If greater competition is to be encouraged in commercial publishing, it should begin by changing the criteria by which researchers are evaluated everywhere. Once people start becoming conscious of issues such as open access while submitting papers, there will be a greater wealth of open access content, and with this greater wealth, libraries can make more credible threats to commercial publishers to withdraw subscription unless they lower rates and/or adopt open access policies.
Economic crisis: bargaining chip for libraries
As I’ve described above, the main problem with pushing for competition in commercial publishing is that researchers have other things to worry about, library users don’t have to pay for access, and the most influential libraries are also usually rich enough to afford subscriptions. They cannot make credible threats to withdraw subscriptions when they’re flush with money, simply because they’d rather not draw the ire of researchers, who don’t want to have the inconvenience of not having subscriptions.
But economic crisis may paradoxically give libraries greater bargaining power. Constrained for resources, libraries can threaten to withdraw subscriptions, and many libraries at large universities have started doing so. Consider, for instance, that Harvard University is laying off librarians and cutting subscriptions. The increased bargaining power of libraries means that journals either have to justify themselves to libraries in terms of reduced costs or increased importance to library users.

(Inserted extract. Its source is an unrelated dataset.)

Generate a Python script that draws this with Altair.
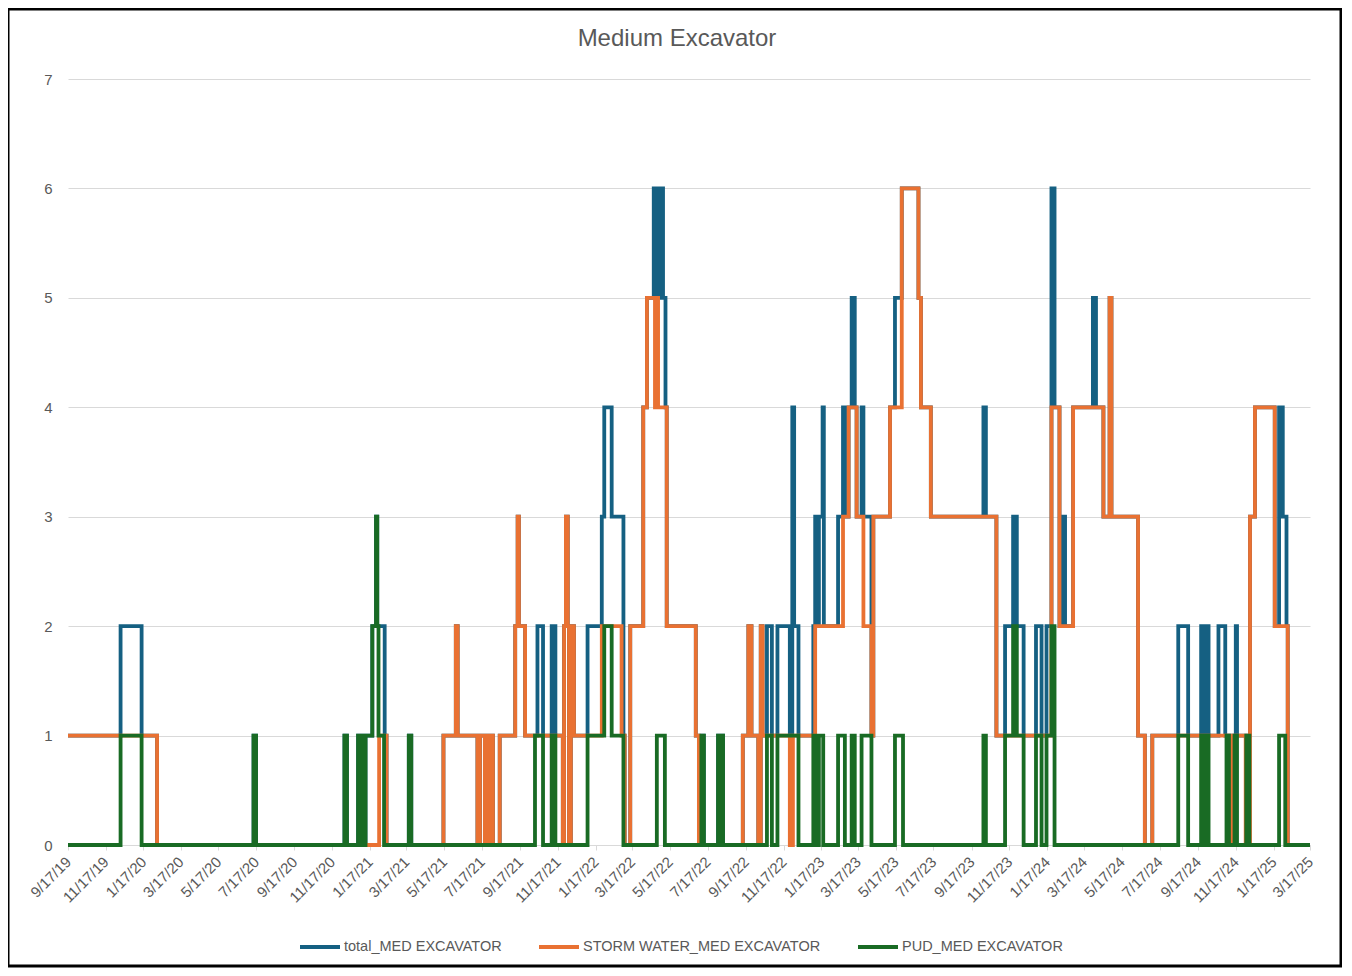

(That poverty can lead to greater bargaining power is not a new concept. Poorer and more cash-strapped consumers are usually more aggressive at looking for better deals, hence forcing producers to compete more. Cash-strapped corporations can be more aggressive bargainers for their suppliers, since finding the cheapest supplier gets increased importance).
I personally think that the “fair copyright in research works” act is, on balance, a bad thing. The NIH public access policy seems a good thing, largely because of its indirect effects (though I cannot comment on whether a specific time-frame of one year is too long, too short, or just right), but I also believe that its greater importance would be to introduce openness and breadth of availability of one’s research as a parameter to evaluate researchers. The NIH’s policy may have helped in bringing this to the surface, but systemic changes in incentives across the board is what is necessary.
At the end of the day, it is possible that a lot of commercial publishers will embrace open access, perhaps with a lag time (such as the NIH’s one year). Some commercial publishers may offer more of immediate circulation traded off with a greater time gap for open access. In other words, open access may be traded partly for other benefits, but it may hopefully be one of the items to be bargained and competed about.
I discovered some old articles in the AMS Notices on related issues:
Scientific Pulishing: A Mathematician’s Viewpoint by Joan S. Birman, July 2000 (Volume 47, Number 7)
Reforming Scholarly Publishing in the Sciences: A Librarian Perspective by Joseph J. Bramin and Mary Case, April 1998 (Volume 45, Number 4)
Pricing of Scientific Publications: A Commercial Publisher’s Point of View by Edwin F. Beschler, November 1998 (Volume 45, Number 10).